[Source data]
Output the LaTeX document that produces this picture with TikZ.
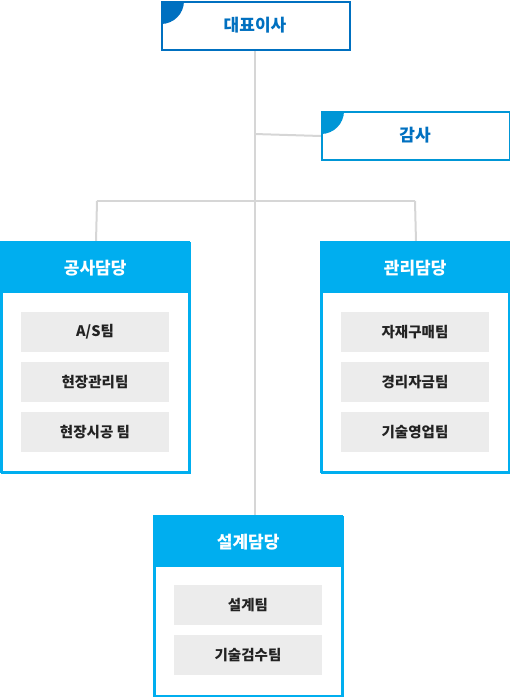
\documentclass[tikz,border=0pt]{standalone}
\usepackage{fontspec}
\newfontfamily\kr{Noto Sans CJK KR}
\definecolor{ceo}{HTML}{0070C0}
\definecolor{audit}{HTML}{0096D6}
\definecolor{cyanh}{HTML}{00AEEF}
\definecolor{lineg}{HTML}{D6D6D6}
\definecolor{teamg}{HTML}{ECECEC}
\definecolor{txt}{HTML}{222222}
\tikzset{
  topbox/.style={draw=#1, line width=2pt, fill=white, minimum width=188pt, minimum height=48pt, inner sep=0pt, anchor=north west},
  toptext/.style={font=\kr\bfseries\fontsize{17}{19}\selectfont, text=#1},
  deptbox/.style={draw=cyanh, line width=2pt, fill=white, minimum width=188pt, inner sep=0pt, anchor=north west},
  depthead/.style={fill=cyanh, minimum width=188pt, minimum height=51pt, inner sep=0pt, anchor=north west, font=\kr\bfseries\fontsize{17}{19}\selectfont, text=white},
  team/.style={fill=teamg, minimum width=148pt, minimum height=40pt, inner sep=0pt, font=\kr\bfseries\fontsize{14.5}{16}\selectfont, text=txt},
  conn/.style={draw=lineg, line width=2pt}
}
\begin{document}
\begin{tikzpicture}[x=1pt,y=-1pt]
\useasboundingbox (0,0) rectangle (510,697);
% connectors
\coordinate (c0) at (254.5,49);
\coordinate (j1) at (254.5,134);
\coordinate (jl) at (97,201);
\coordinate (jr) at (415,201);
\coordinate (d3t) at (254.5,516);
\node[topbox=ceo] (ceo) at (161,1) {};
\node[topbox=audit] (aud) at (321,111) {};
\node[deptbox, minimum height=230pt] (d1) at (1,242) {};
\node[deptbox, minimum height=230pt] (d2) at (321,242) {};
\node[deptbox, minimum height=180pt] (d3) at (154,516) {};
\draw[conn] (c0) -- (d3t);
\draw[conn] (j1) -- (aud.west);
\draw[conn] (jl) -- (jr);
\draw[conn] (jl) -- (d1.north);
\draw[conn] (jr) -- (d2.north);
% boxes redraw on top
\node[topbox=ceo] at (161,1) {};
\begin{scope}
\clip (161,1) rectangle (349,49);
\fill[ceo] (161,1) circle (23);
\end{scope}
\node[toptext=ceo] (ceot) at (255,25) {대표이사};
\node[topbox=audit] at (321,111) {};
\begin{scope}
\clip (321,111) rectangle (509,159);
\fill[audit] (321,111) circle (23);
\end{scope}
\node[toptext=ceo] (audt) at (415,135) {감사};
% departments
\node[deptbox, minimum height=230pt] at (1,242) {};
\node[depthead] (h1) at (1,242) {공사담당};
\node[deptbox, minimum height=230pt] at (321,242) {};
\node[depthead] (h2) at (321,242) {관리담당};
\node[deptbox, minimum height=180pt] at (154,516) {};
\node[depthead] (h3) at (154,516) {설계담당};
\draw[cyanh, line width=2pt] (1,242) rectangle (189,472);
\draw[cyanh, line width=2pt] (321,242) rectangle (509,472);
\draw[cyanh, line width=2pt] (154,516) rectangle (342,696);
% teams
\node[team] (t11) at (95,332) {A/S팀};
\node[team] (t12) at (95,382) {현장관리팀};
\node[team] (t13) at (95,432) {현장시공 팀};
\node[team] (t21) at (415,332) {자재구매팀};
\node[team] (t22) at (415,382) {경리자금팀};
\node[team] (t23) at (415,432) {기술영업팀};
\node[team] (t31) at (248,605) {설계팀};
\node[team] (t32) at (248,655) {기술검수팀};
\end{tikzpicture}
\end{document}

[Your goal] Repeat the data exactly, excluding the pictures.

[Result of the task]
Output the LaTeX document that produces this picture with TikZ.
\documentclass[tikz,border=0pt]{standalone}
\usepackage{fontspec}
\newfontfamily\kr{Noto Sans CJK KR}
\definecolor{ceo}{HTML}{0070C0}
\definecolor{audit}{HTML}{0096D6}
\definecolor{cyanh}{HTML}{00AEEF}
\definecolor{lineg}{HTML}{D6D6D6}
\definecolor{teamg}{HTML}{ECECEC}
\definecolor{txt}{HTML}{222222}
\tikzset{
  topbox/.style={draw=#1, line width=2pt, fill=white, minimum width=188pt, minimum height=48pt, inner sep=0pt, anchor=north west},
  toptext/.style={font=\kr\bfseries\fontsize{17}{19}\selectfont, text=#1},
  deptbox/.style={draw=cyanh, line width=2pt, fill=white, minimum width=188pt, inner sep=0pt, anchor=north west},
  depthead/.style={fill=cyanh, minimum width=188pt, minimum height=51pt, inner sep=0pt, anchor=north west, font=\kr\bfseries\fontsize{17}{19}\selectfont, text=white},
  team/.style={fill=teamg, minimum width=148pt, minimum height=40pt, inner sep=0pt, font=\kr\bfseries\fontsize{14.5}{16}\selectfont, text=txt},
  conn/.style={draw=lineg, line width=2pt}
}
\begin{document}
\begin{tikzpicture}[x=1pt,y=-1pt]
\useasboundingbox (0,0) rectangle (510,697);
% connectors
\coordinate (c0) at (254.5,49);
\coordinate (j1) at (254.5,134);
\coordinate (jl) at (97,201);
\coordinate (jr) at (415,201);
\coordinate (d3t) at (254.5,516);
\node[topbox=ceo] (ceo) at (161,1) {};
\node[topbox=audit] (aud) at (321,111) {};
\node[deptbox, minimum height=230pt] (d1) at (1,242) {};
\node[deptbox, minimum height=230pt] (d2) at (321,242) {};
\node[deptbox, minimum height=180pt] (d3) at (154,516) {};
\draw[conn] (c0) -- (d3t);
\draw[conn] (j1) -- (aud.west);
\draw[conn] (jl) -- (jr);
\draw[conn] (jl) -- (d1.north);
\draw[conn] (jr) -- (d2.north);
% boxes redraw on top
\node[topbox=ceo] at (161,1) {};
\begin{scope}
\clip (161,1) rectangle (349,49);
\fill[ceo] (161,1) circle (23);
\end{scope}
\node[toptext=ceo] (ceot) at (255,25) {대표이사};
\node[topbox=audit] at (321,111) {};
\begin{scope}
\clip (321,111) rectangle (509,159);
\fill[audit] (321,111) circle (23);
\end{scope}
\node[toptext=ceo] (audt) at (415,135) {감사};
% departments
\node[deptbox, minimum height=230pt] at (1,242) {};
\node[depthead] (h1) at (1,242) {공사담당};
\node[deptbox, minimum height=230pt] at (321,242) {};
\node[depthead] (h2) at (321,242) {관리담당};
\node[deptbox, minimum height=180pt] at (154,516) {};
\node[depthead] (h3) at (154,516) {설계담당};
\draw[cyanh, line width=2pt] (1,242) rectangle (189,472);
\draw[cyanh, line width=2pt] (321,242) rectangle (509,472);
\draw[cyanh, line width=2pt] (154,516) rectangle (342,696);
% teams
\node[team] (t11) at (95,332) {A/S팀};
\node[team] (t12) at (95,382) {현장관리팀};
\node[team] (t13) at (95,432) {현장시공 팀};
\node[team] (t21) at (415,332) {자재구매팀};
\node[team] (t22) at (415,382) {경리자금팀};
\node[team] (t23) at (415,432) {기술영업팀};
\node[team] (t31) at (248,605) {설계팀};
\node[team] (t32) at (248,655) {기술검수팀};
\end{tikzpicture}
\end{document}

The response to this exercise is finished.